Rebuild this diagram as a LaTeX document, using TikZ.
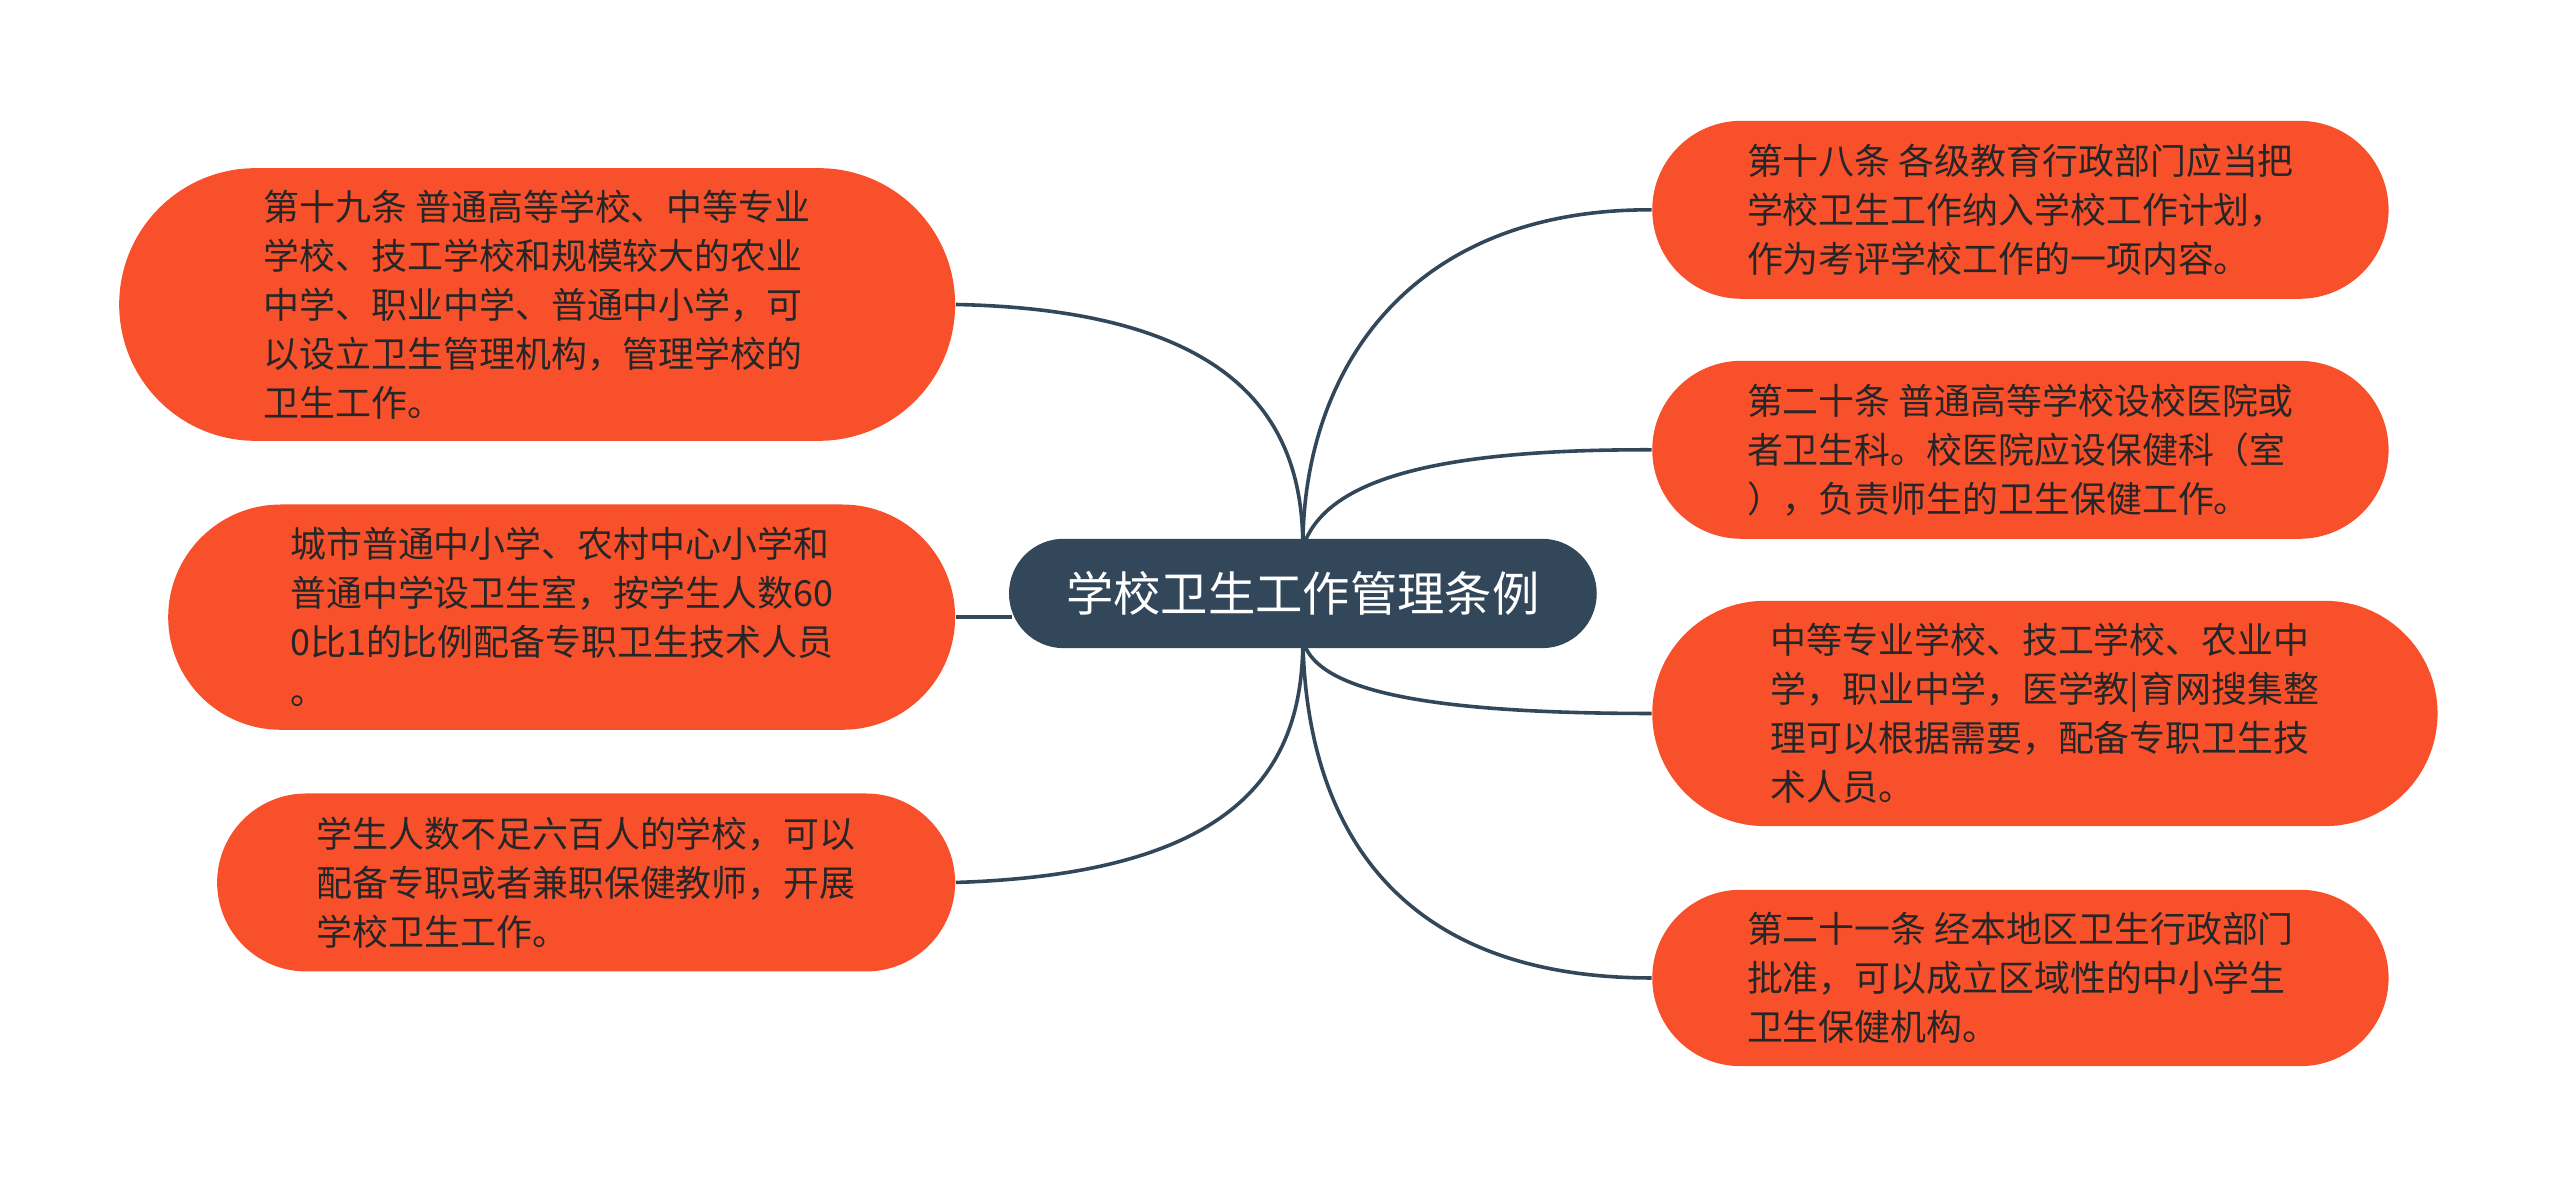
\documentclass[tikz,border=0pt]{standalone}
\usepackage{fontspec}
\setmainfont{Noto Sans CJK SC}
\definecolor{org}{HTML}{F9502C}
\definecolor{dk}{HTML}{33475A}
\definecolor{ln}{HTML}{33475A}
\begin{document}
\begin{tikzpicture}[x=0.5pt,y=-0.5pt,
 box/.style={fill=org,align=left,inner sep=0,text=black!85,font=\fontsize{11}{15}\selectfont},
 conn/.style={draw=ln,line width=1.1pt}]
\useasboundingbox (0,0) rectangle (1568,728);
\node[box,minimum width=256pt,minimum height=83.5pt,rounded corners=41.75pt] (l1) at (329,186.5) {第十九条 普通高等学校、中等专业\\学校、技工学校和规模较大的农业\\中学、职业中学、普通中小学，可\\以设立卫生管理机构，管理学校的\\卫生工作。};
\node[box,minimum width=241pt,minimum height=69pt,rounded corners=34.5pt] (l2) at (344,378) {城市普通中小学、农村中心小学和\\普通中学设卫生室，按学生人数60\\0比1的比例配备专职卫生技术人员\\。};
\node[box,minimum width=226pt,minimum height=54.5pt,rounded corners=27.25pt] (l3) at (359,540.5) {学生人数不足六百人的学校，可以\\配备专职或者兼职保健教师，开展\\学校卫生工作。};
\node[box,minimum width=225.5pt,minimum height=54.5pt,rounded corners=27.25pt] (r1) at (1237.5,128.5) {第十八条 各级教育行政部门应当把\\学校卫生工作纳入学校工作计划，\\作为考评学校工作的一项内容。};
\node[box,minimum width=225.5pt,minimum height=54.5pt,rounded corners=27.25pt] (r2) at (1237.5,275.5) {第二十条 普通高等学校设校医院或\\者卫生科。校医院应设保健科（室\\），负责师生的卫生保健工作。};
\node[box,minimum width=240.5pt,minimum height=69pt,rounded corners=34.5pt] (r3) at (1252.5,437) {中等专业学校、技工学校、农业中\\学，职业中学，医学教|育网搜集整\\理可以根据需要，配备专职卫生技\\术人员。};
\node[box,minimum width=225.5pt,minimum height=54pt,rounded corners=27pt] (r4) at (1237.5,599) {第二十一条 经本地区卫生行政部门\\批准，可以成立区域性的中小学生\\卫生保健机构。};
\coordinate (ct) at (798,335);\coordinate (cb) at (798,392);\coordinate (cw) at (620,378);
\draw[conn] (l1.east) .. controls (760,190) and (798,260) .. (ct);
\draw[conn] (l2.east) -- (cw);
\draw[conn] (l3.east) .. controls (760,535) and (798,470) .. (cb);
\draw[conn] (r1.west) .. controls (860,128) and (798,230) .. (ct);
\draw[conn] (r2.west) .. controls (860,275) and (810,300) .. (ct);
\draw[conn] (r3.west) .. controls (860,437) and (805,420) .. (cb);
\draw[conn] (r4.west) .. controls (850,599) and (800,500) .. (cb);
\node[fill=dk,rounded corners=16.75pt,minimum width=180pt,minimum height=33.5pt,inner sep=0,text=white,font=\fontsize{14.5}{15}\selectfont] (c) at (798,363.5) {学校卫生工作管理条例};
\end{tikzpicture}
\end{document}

- EXERCISE OBJECTIVE: Repeat the lines above exactly, and keep every picture out.

- RESPONSE TO THE TASK:
Rebuild this diagram as a LaTeX document, using TikZ.
\documentclass[tikz,border=0pt]{standalone}
\usepackage{fontspec}
\setmainfont{Noto Sans CJK SC}
\definecolor{org}{HTML}{F9502C}
\definecolor{dk}{HTML}{33475A}
\definecolor{ln}{HTML}{33475A}
\begin{document}
\begin{tikzpicture}[x=0.5pt,y=-0.5pt,
 box/.style={fill=org,align=left,inner sep=0,text=black!85,font=\fontsize{11}{15}\selectfont},
 conn/.style={draw=ln,line width=1.1pt}]
\useasboundingbox (0,0) rectangle (1568,728);
\node[box,minimum width=256pt,minimum height=83.5pt,rounded corners=41.75pt] (l1) at (329,186.5) {第十九条 普通高等学校、中等专业\\学校、技工学校和规模较大的农业\\中学、职业中学、普通中小学，可\\以设立卫生管理机构，管理学校的\\卫生工作。};
\node[box,minimum width=241pt,minimum height=69pt,rounded corners=34.5pt] (l2) at (344,378) {城市普通中小学、农村中心小学和\\普通中学设卫生室，按学生人数60\\0比1的比例配备专职卫生技术人员\\。};
\node[box,minimum width=226pt,minimum height=54.5pt,rounded corners=27.25pt] (l3) at (359,540.5) {学生人数不足六百人的学校，可以\\配备专职或者兼职保健教师，开展\\学校卫生工作。};
\node[box,minimum width=225.5pt,minimum height=54.5pt,rounded corners=27.25pt] (r1) at (1237.5,128.5) {第十八条 各级教育行政部门应当把\\学校卫生工作纳入学校工作计划，\\作为考评学校工作的一项内容。};
\node[box,minimum width=225.5pt,minimum height=54.5pt,rounded corners=27.25pt] (r2) at (1237.5,275.5) {第二十条 普通高等学校设校医院或\\者卫生科。校医院应设保健科（室\\），负责师生的卫生保健工作。};
\node[box,minimum width=240.5pt,minimum height=69pt,rounded corners=34.5pt] (r3) at (1252.5,437) {中等专业学校、技工学校、农业中\\学，职业中学，医学教|育网搜集整\\理可以根据需要，配备专职卫生技\\术人员。};
\node[box,minimum width=225.5pt,minimum height=54pt,rounded corners=27pt] (r4) at (1237.5,599) {第二十一条 经本地区卫生行政部门\\批准，可以成立区域性的中小学生\\卫生保健机构。};
\coordinate (ct) at (798,335);\coordinate (cb) at (798,392);\coordinate (cw) at (620,378);
\draw[conn] (l1.east) .. controls (760,190) and (798,260) .. (ct);
\draw[conn] (l2.east) -- (cw);
\draw[conn] (l3.east) .. controls (760,535) and (798,470) .. (cb);
\draw[conn] (r1.west) .. controls (860,128) and (798,230) .. (ct);
\draw[conn] (r2.west) .. controls (860,275) and (810,300) .. (ct);
\draw[conn] (r3.west) .. controls (860,437) and (805,420) .. (cb);
\draw[conn] (r4.west) .. controls (850,599) and (800,500) .. (cb);
\node[fill=dk,rounded corners=16.75pt,minimum width=180pt,minimum height=33.5pt,inner sep=0,text=white,font=\fontsize{14.5}{15}\selectfont] (c) at (798,363.5) {学校卫生工作管理条例};
\end{tikzpicture}
\end{document}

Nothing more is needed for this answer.